Kaisa Plans Second Headquarters in Beijing
According to a 28 October report, property developer Kaisa Group Holdings will soon set up its second headquarters in Beijing. Kaisa confirmed the report to mainland news site Guandian.
Kaisa said the purpose of establishing the Beijing headquarters is to coordinate the capital’s abundant financial, media, technology and talent resources, while strengthening the group’s strategic layout and business expansion in Beijing-Tianjin Wing and the surrounding areas. Read more>>
Vanke Property Renamed Wanwu Cloud Space Technology Service
A 28 October industry report stated that China Vanke’s services division, Vanke Property Development Co Ltd had changed its name to Wanwu Cloud Space Technology Service Co Ltd.

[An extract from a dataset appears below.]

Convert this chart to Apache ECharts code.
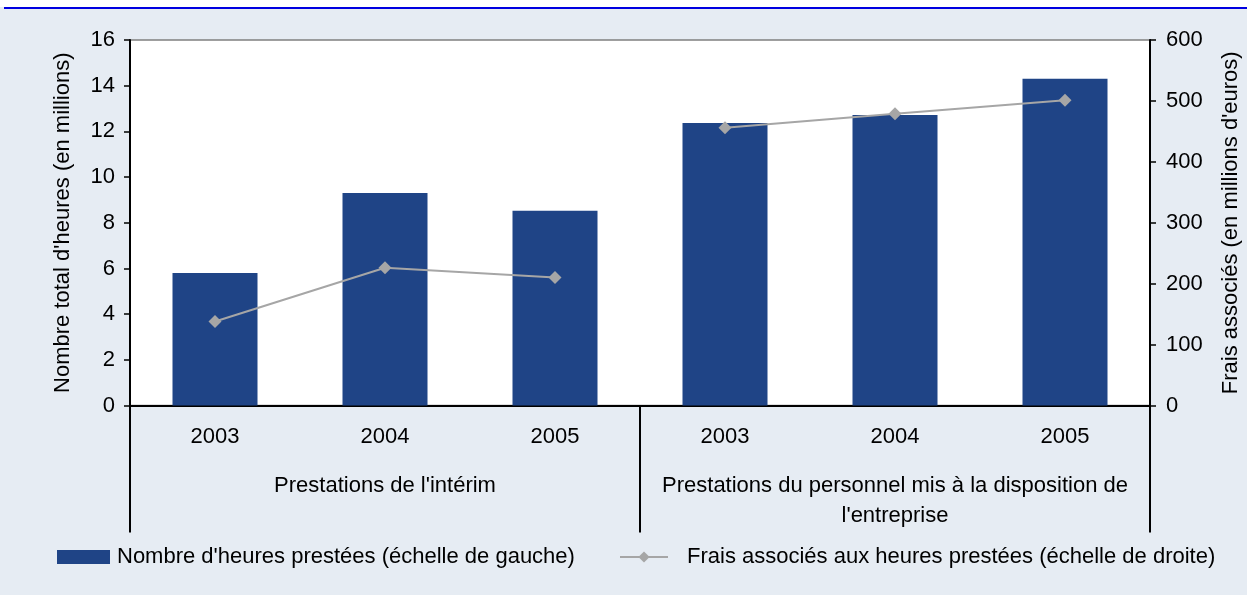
<!DOCTYPE html>
<html>
<head>
<meta charset="utf-8">
<script src="https://cdn.jsdelivr.net/npm/echarts@6/dist/echarts.min.js"></script>
<style>
html,body{margin:0;padding:0;background:#fff;}
#c{width:1247px;height:595px;}
</style>
</head>
<body>
<div id="c"></div>
<script>
const categories = ['2003', '2004', '2005', '2003', '2004', '2005'];
const groups = ["Prestations de l'intérim", "Prestations du personnel mis à la disposition de\nl'entreprise"];
const hours = [5.8, 9.3, 8.52, 12.37, 12.72, 14.3];
const feesInterim = [138, 226, 210, null, null, null];
const feesPersonnel = [null, null, null, 456, 479, 501];
const leftTicks = { min: 0, max: 16, interval: 2 };
const rightTicks = { min: 0, max: 600, interval: 100 };
const barName = "Nombre d'heures prestées (échelle de gauche)";
const lineName = "Frais associés aux heures prestées (échelle de droite)";

const FONT = 'Liberation Sans, Arial, sans-serif';
const FS = 22;
const chart = echarts.init(document.getElementById('c'));
const lineColor = '#a6a6a6';

chart.setOption({
  backgroundColor: '#e6ecf3',
  textStyle: { fontFamily: FONT, color: '#000' },
  graphic: [
    { type: 'rect', shape: { x: 0, y: 0, width: 1247, height: 7 }, style: { fill: '#fff' } },
    { type: 'line', shape: { x1: 4, y1: 8, x2: 1247, y2: 8 }, style: { stroke: '#0000e0', lineWidth: 2 } }
  ],
  grid: {
    left: 130, right: 97, top: 40, bottom: 189.5,
    outerBoundsMode: 'none', containLabel: false,
    show: true, backgroundColor: '#fff', borderColor: '#808080', borderWidth: 1.5
  },
  legend: [
    {
      data: [{ name: barName, icon: 'rect' }], left: 52, top: 539, itemWidth: 53, itemHeight: 14, itemGap: 0,
      textStyle: { fontFamily: FONT, fontSize: FS, lineHeight: 26, color: '#000', padding: [0, 0, 0, 2] }
    },
    {
      data: [lineName], left: 614, top: 539, itemWidth: 48, itemHeight: 14,
      textStyle: { fontFamily: FONT, fontSize: FS, lineHeight: 26, color: '#000', padding: [0, 0, 0, 14] }
    }
  ],
  xAxis: [
    {
      type: 'category', data: categories, boundaryGap: true,
      axisLine: { lineStyle: { color: '#000', width: 2 } },
      axisTick: { show: false },
      axisLabel: { fontFamily: FONT, fontSize: FS, color: '#000', margin: 20, lineHeight: 22 }
    },
    {
      type: 'category', data: groups, boundaryGap: true, position: 'bottom', offset: 0,
      axisLine: { show: false },
      axisTick: { show: true, length: 127, lineStyle: { color: '#000', width: 2 } },
      axisLabel: { fontFamily: FONT, fontSize: FS, color: '#000', margin: 65, lineHeight: 30, interval: 0 }
    }
  ],
  yAxis: [
    {
      type: 'value', min: leftTicks.min, max: leftTicks.max, interval: leftTicks.interval,
      name: "Nombre total d'heures (en millions)", nameLocation: 'middle', nameGap: 56,
      nameTextStyle: { fontFamily: FONT, fontSize: FS, color: '#000' },
      axisLine: { show: true, lineStyle: { color: '#000', width: 2 } },
      axisTick: { show: true, length: 6, lineStyle: { color: '#000', width: 1.5 } },
      axisLabel: { fontFamily: FONT, fontSize: FS, color: '#000', margin: 15 },
      splitLine: { show: false }
    },
    {
      type: 'value', min: rightTicks.min, max: rightTicks.max, interval: rightTicks.interval,
      name: "Frais associés (en millions d'euros)", nameLocation: 'middle', nameGap: 70,
      nameTextStyle: { fontFamily: FONT, fontSize: FS, color: '#000' },
      axisLine: { show: true, lineStyle: { color: '#000', width: 2 } },
      axisTick: { show: true, length: 6, lineStyle: { color: '#000', width: 1.5 } },
      axisLabel: { fontFamily: FONT, fontSize: FS, color: '#000', margin: 16 },
      splitLine: { show: false }
    }
  ],
  series: [
    {
      name: barName, type: 'bar', data: hours, barWidth: '50%', xAxisIndex: 0, yAxisIndex: 0,
      itemStyle: { color: '#1f4486' }
    },
    {
      name: lineName, type: 'line', data: feesInterim, xAxisIndex: 0, yAxisIndex: 1,
      symbol: 'diamond', symbolSize: 13, connectNulls: false,
      lineStyle: { color: lineColor, width: 2 }, itemStyle: { color: lineColor }
    },
    {
      name: lineName, type: 'line', data: feesPersonnel, xAxisIndex: 0, yAxisIndex: 1,
      symbol: 'diamond', symbolSize: 13, connectNulls: false,
      lineStyle: { color: lineColor, width: 2 }, itemStyle: { color: lineColor }
    }
  ]
});
</script>
</body>
</html>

According to a report on Guandian.cn, Vanke Group on 24 October launched the new brand with a focus on urban services under the mantra “Everything Cloud City”. The group plans to leverage its know-how accumulated during 30 years in property services to promote the innovation and transformation of the urban service field. Read more>>
KWG Youhuo Prices at HK$7.89 a Share, Listing on 30 October
On 29 October, KWG Pacific Group Holdings Co Ltd announced the final pricing for its spin-off of KWG Youhuo Group. Guandian understands that KWG Pacific specified a final offer price for each KWG Youhu share of HK$7.89 ($1.02).
KWG Youhuo is set to be listed on the main board of the Hong Kong Stock Exchange on 30 October and will start trading at 9:00 am that day. The stock code of KWG Youhuo will be 3913. KWG Youhuo formally submitted the IPO application documents to HKEX on 24 June. Read more>>
Jinke Smart Services IPO Passes HKEX Hearing
On the evening of 28 October, the Hong Kong Stock Exchange announced the results of a pre-listing hearing for Jinke Smart Services Group Co Ltd’s proposed IPO.
According to its prospectus, Jinke’s property services arm is seeking to expand its existing business through scale and organic growth and potential acquisitions of other property management firms in order to enlarge its project portfolio and gain market share. Read more>>
Reversal of Fortune at Sanlitun Tongying Center
Beijing’s Sanlitun Tongying Center, traditionally focused on specialty dining and entertainment, is facing a crisis of vacant stores. A reporter from Beijing Commercial Daily recently visited the shopping centre in the Sanlitun business district and found that Mercedes-Benz’s largest experience store and the Internet celebrity restaurant Sifang Sanchuan had quietly closed.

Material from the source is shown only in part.